Stored items:
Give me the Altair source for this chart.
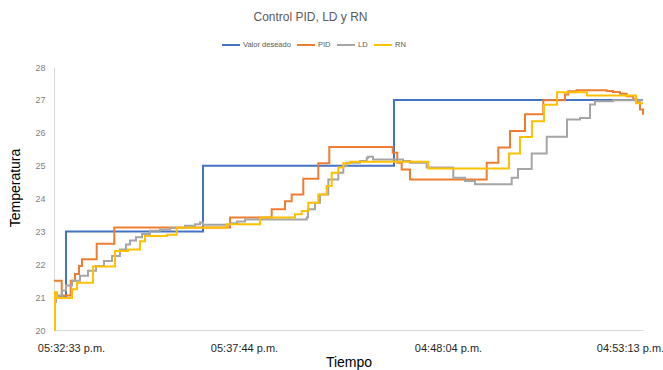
import altair as alt
import pandas as pd

# ---- axis tick labels (sample index -> time label) ----
x_ticks = [17, 190, 394, 576]
x_labels = ["05:32:33 p.m.", "05:37:44 p.m.", "04:48:04 p.m.", "04:53:13 p.m."]

series_names = ["Valor deseado", "PID", "LD", "RN"]
series_colors = ["#4472C4", "#ED7D31", "#A5A5A5", "#FFC000"]

# ---- Valor deseado (setpoint) ----
sp_t = [0, 12, 149, 340, 589]
sp_v = [21.0, 23.0, 25.0, 27.0, 27.0]

# ---- PID ----
pid_t = [0, 7.7, 16.7, 21, 25, 28, 42.7, 60.3, 176, 217.7, 231, 237.7, 249.3, 264.3, 275.3,
         338.7, 343.3, 347.7, 356, 432.7, 444.3, 456, 471, 489.3, 511, 514.3, 522.7, 552.7,
         559, 566, 572.7, 579.3, 582.7, 586, 589]
pid_v = [21.5, 21.05, 21.5, 21.7, 21.95, 22.15, 22.62, 23.12, 23.42, 23.67, 23.92, 24.12, 24.6,
         25.07, 25.57, 25.39, 25.09, 24.88, 24.58, 25.09, 25.55, 26.05, 26.56, 26.99, 27.16,
         27.26, 27.29, 27.27, 27.24, 27.19, 27.11, 27.02, 26.93, 26.71, 26.55]

# ---- LD ----
ld_t = [0, 2, 4, 8, 12, 18, 26, 34, 42, 50, 58, 66, 72, 76, 82, 88, 96, 106, 116, 131, 141, 146,
        149, 176, 183, 191, 252.7, 254, 261, 266, 274.3, 284.3, 289.3, 292.7, 306, 312.7, 314,
        319, 349, 356, 372.7, 399.3, 411, 421, 457.7, 464, 477.7, 492.7, 513, 526, 536, 541,
        559, 589]
ld_v = [20.85, 21.0, 21.05, 21.2, 21.35, 21.5, 21.65, 21.8, 21.95, 22.1, 22.25, 22.45, 22.6,
        22.72, 22.82, 22.92, 23.02, 23.06, 23.1, 23.17, 23.22, 23.27, 23.2, 23.25, 23.3, 23.36,
        23.42, 23.67, 23.87, 24.12, 24.58, 24.78, 24.98, 25.09, 25.14, 25.24, 25.27, 25.19,
        25.14, 25.09, 24.94, 24.63, 24.53, 24.43, 24.63, 24.9, 25.37, 25.88, 26.4, 26.45,
        26.86, 26.96, 26.99, 26.99]

# ---- RN ----
rn_t = [0, 1, 3, 18, 23, 39, 61, 74, 86, 91, 113, 122.7, 172.7, 206, 241, 247.7, 254.3, 264.3,
        272.7, 277.7, 284.3, 289.3, 296, 374.3, 455, 466, 478, 490, 503, 533, 582, 589]
rn_v = [20.0, 21.15, 20.97, 21.24, 21.44, 21.93, 22.4, 22.45, 22.7, 22.86, 22.9, 23.11, 23.22,
        23.42, 23.52, 23.62, 23.87, 24.12, 24.38, 24.78, 24.94, 25.07, 25.12, 24.91, 25.37,
        25.87, 26.35, 26.85, 27.23, 27.13, 26.9, 26.9]

frames = []
for name, ts, vs in zip(series_names, [sp_t, pid_t, ld_t, rn_t], [sp_v, pid_v, ld_v, rn_v]):
    frames.append(pd.DataFrame({"t": ts, "valor": vs, "serie": name}))
df = pd.DataFrame(pd.concat(frames, ignore_index=True))

label_expr = "{}[indexof({}, datum.value)]".format(
    "[" + ",".join("'" + s + "'" for s in x_labels) + "]",
    "[" + ",".join(str(v) for v in x_ticks) + "]",
)

W, H = 589, 263
AXFONT = "Liberation Sans, Arial, sans-serif"

x_enc = alt.X(
    "t:Q",
    scale=alt.Scale(domain=[0, 589], nice=False, zero=False),
    axis=alt.Axis(
        values=x_ticks, labelExpr=label_expr, grid=False, ticks=False, tickSize=0,
        domainColor="#d9d9d9", domainWidth=1,
        labelFont=AXFONT, labelFontSize=11, labelColor="#262626",
        labelPadding=21.7, labelBaseline="alphabetic", labelFlush=False, labelOverlap=False,
        title="Tiempo", titleFont=AXFONT, titleFontSize=14, titleFontWeight="normal",
        titleColor="#000000", titleY=36, titleBaseline="alphabetic",
    ),
)
y_enc = alt.Y(
    "valor:Q",
    scale=alt.Scale(domain=[20, 28], nice=False, zero=False),
    axis=alt.Axis(
        values=list(range(20, 29)), grid=False, ticks=False, tickSize=0,
        domainColor="#d9d9d9", domainWidth=1,
        labelFont=AXFONT, labelFontSize=9, labelColor="#808080", labelPadding=9,
        title="Temperatura", titleFont=AXFONT, titleFontSize=14, titleFontWeight="normal",
        titleColor="#000000", titleX=-39, titleY=120.5, titleAngle=270,
        titleAlign="center", titleBaseline="middle",
    ),
)
color_enc = alt.Color(
    "serie:N",
    scale=alt.Scale(domain=series_names, range=series_colors),
    legend=alt.Legend(
        title=None, orient="none", legendX=167, legendY=-32, direction="horizontal",
        symbolType="stroke", symbolSize=324, symbolStrokeWidth=2,
        labelFont=AXFONT, labelFontSize=7.5, labelColor="#595959",
        labelOffset=2, columnPadding=2, padding=0,
    ),
)

layers = []
for name in series_names:
    layers.append(
        alt.Chart(df)
        .transform_filter(alt.datum.serie == name)
        .mark_line(interpolate="step-after", strokeWidth=2)
        .encode(x=x_enc, y=y_enc, color=color_enc)
    )

chart = (
    alt.layer(*layers)
    .properties(
        width=W, height=H,
        autosize=alt.AutoSizeParams(type="none"),
        padding={"left": 54, "top": 67, "right": 20, "bottom": 40},
        background="white",
        title=alt.TitleParams(
            "Control PID, LD y RN", font=AXFONT, fontSize=12, color="#595959",
            fontWeight="normal", frame="group", offset=2, baseline="alphabetic", dx=-38,
        ),
    )
    .configure_view(strokeWidth=0)
)

chart.save("out.html", embed_options={"renderer": "svg", "actions": False})
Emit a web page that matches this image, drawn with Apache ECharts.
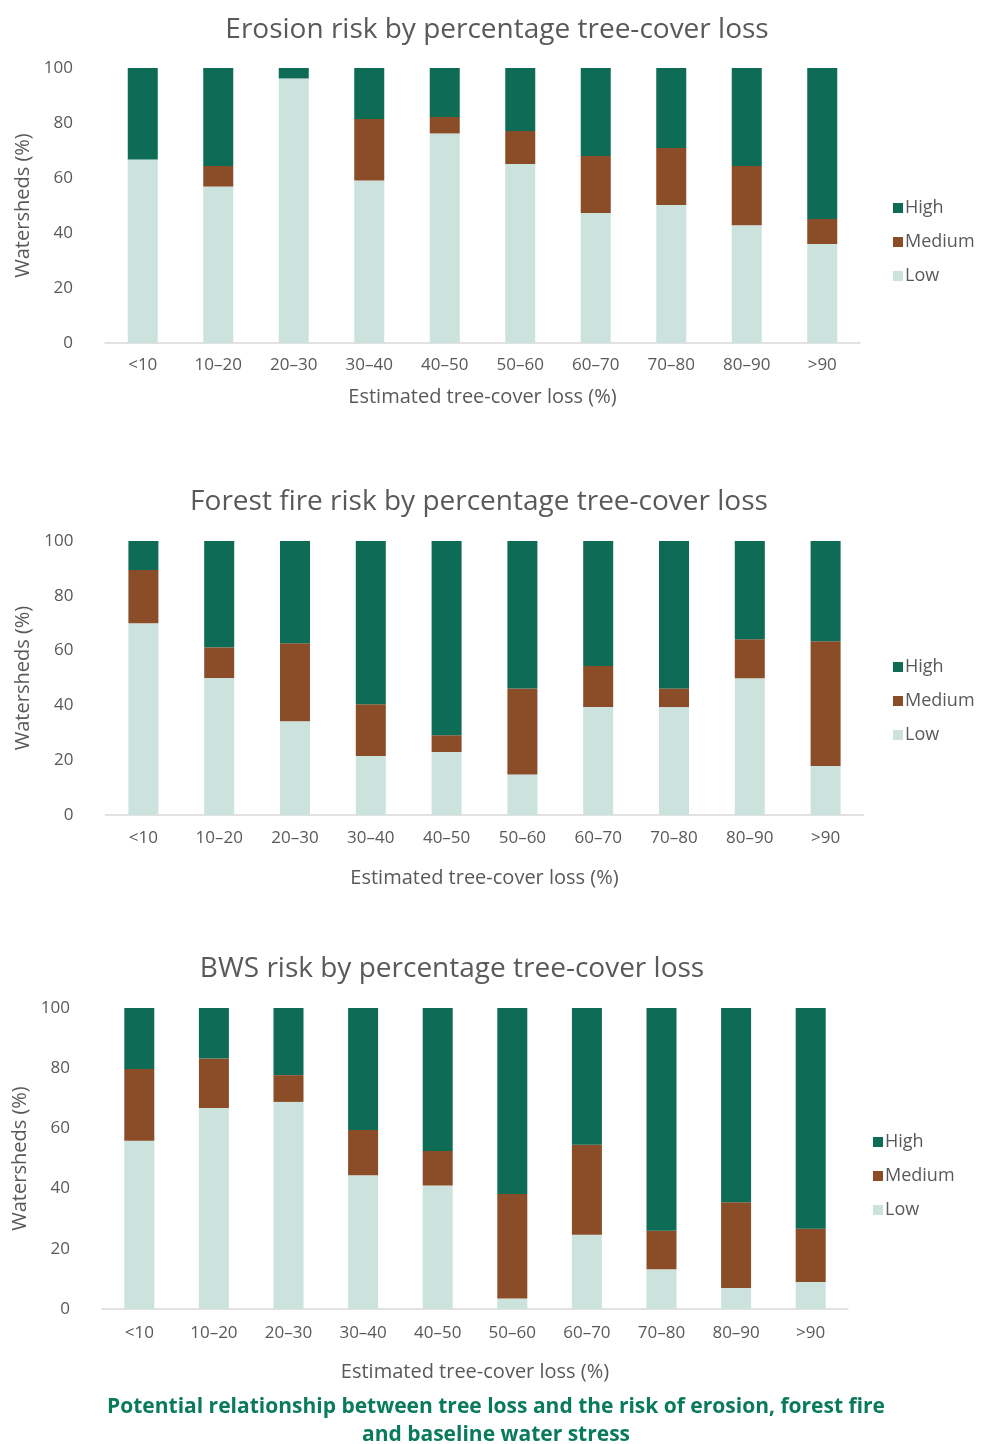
<!DOCTYPE html>
<html>
<head>
<meta charset="utf-8">
<script src="https://cdn.jsdelivr.net/npm/echarts@6/dist/echarts.min.js"></script>
<style>
  html, body { margin: 0; padding: 0; background: #fff; }
  #main { width: 982px; height: 1444px; }
</style>
</head>
<body>
<div id="main"></div>
<script>
// categories shared by all three panels
var categories = ['<10', '10–20', '20–30', '30–40', '40–50', '50–60', '60–70', '70–80', '80–90', '>90'];

// erosion risk (% of watersheds)
var erosionLow    = [66.7, 56.9, 96.2, 59.1, 76.2, 65.1, 47.3, 50.2, 42.8, 36.0];
var erosionMedium = [0, 7.5, 0, 22.4, 6.0, 12.0, 20.7, 20.7, 21.6, 9.1];
var erosionHigh   = [33.3, 35.6, 3.8, 18.5, 17.8, 22.9, 32.0, 29.1, 35.6, 54.9];

// forest fire risk
var fireLow    = [70.0, 50.0, 34.2, 21.5, 23.0, 14.8, 39.4, 39.4, 49.9, 17.9];
var fireMedium = [19.4, 11.2, 28.5, 18.9, 6.1, 31.4, 15.0, 6.8, 14.2, 45.5];
var fireHigh   = [10.6, 38.8, 37.3, 59.6, 70.9, 53.8, 45.6, 53.8, 35.9, 36.6];

// baseline water stress risk
var bwsLow    = [55.9, 66.8, 68.8, 44.4, 41.0, 3.5, 24.7, 13.2, 7.0, 9.0];
var bwsMedium = [23.8, 16.4, 8.9, 15.1, 11.5, 34.7, 29.9, 12.8, 28.5, 17.7];
var bwsHigh   = [20.3, 16.8, 22.3, 40.5, 47.5, 61.8, 45.4, 74.0, 64.5, 73.3];

var yTicks = [0, 20, 40, 60, 80, 100];

var colors = { High: '#0e6b55', Medium: '#8b4c28', Low: '#cce2dd' };
var txt = '#595959';
var font = "'Open Sans', 'Noto Sans', sans-serif";

// panel layout
var panels = [
    { title: 'Erosion risk by percentage tree-cover loss', titleX: 492, titleY: 11,
      left: 105, top: 68, width: 755, height: 275, legendLeft: 888, legendTop: 193,
      xNameGap: 44, xMargin: 14, yNameGap: 68,
      data: [erosionLow, erosionMedium, erosionHigh] },
    { title: 'Forest fire risk by percentage tree-cover loss', titleX: 474, titleY: 483,
      left: 105.5, top: 541, width: 758, height: 274, legendLeft: 888, legendTop: 652,
      xNameGap: 53, xMargin: 15, yNameGap: 69,
      data: [fireLow, fireMedium, fireHigh] },
    { title: 'BWS risk by percentage tree-cover loss', titleX: 447, titleY: 950,
      left: 102, top: 1008, width: 746, height: 301, legendLeft: 868, legendTop: 1127,
      xNameGap: 53, xMargin: 16, yNameGap: 72,
      data: [bwsLow, bwsMedium, bwsHigh] }
];

var chart = echarts.init(document.getElementById('main'));

var titles = [], grids = [], xAxes = [], yAxes = [], legends = [], series = [];
panels.forEach(function (p, i) {
    titles.push({
        text: p.title, left: p.titleX, top: p.titleY, textAlign: 'center',
        textStyle: { color: txt, fontSize: 28, fontWeight: 'normal', fontFamily: font }
    });
    grids.push({ left: p.left, top: p.top, width: p.width, height: p.height });
    xAxes.push({
        type: 'category', gridIndex: i, data: categories,
        axisLine: { lineStyle: { color: '#d9d9d9', width: 1.5 } },
        axisTick: { show: false },
        axisLabel: { color: txt, fontSize: 17, fontFamily: font, margin: p.xMargin },
        name: 'Estimated tree-cover loss (%)', nameLocation: 'middle',
        nameGap: p.xNameGap,
        nameTextStyle: { color: txt, fontSize: 20, fontFamily: font }
    });
    yAxes.push({
        type: 'value', gridIndex: i, min: yTicks[0], max: yTicks[yTicks.length - 1], interval: 20,
        splitLine: { show: false }, axisLine: { show: false }, axisTick: { show: false },
        axisLabel: { color: txt, fontSize: 17, fontFamily: font, margin: 32 },
        name: 'Watersheds (%)', nameLocation: 'middle', nameGap: p.yNameGap,
        nameTextStyle: { color: txt, fontSize: 20, fontFamily: font }
    });
    legends.push({
        orient: 'vertical', left: p.legendLeft, top: p.legendTop,
        data: ['High', 'Medium', 'Low'],
        itemWidth: 10, itemHeight: 10, itemGap: 14, icon: 'rect',
        selectedMode: false,
        textStyle: { color: txt, fontSize: 18, fontFamily: font, lineHeight: 20, padding: [0, 0, 0, -3] }
    });
    ['Low', 'Medium', 'High'].forEach(function (name, k) {
        series.push({
            name: name, type: 'bar', stack: 'p' + i,
            xAxisIndex: i, yAxisIndex: i,
            barWidth: 30,
            itemStyle: { color: colors[name] },
            data: p.data[k]
        });
    });
});

titles.push({
    text: 'Potential relationship between tree loss and the risk of erosion, forest fire\nand baseline water stress',
    left: 491, top: 1388, textAlign: 'center',
    textStyle: { color: '#0a7a5c', fontSize: 21, fontWeight: 'bold', fontFamily: font, lineHeight: 28, align: 'center' }
});

var option = {
    animation: false,
    title: titles,
    grid: grids,
    xAxis: xAxes,
    yAxis: yAxes,
    legend: legends,
    series: series
};
chart.setOption(option);
</script>
</body>
</html>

● INSTRUCTIONS FOR THE TASK: Everything from the first line to the line with "sp_v = [21.0, 23.0, 25.0, 27.0, 27.0]" must be repeated exactly, and nothing else. Leave the pictures out.

● RESULT FOR THIS TASK:
Give me the Altair source for this chart.
import altair as alt
import pandas as pd

# ---- axis tick labels (sample index -> time label) ----
x_ticks = [17, 190, 394, 576]
x_labels = ["05:32:33 p.m.", "05:37:44 p.m.", "04:48:04 p.m.", "04:53:13 p.m."]

series_names = ["Valor deseado", "PID", "LD", "RN"]
series_colors = ["#4472C4", "#ED7D31", "#A5A5A5", "#FFC000"]

# ---- Valor deseado (setpoint) ----
sp_t = [0, 12, 149, 340, 589]
sp_v = [21.0, 23.0, 25.0, 27.0, 27.0]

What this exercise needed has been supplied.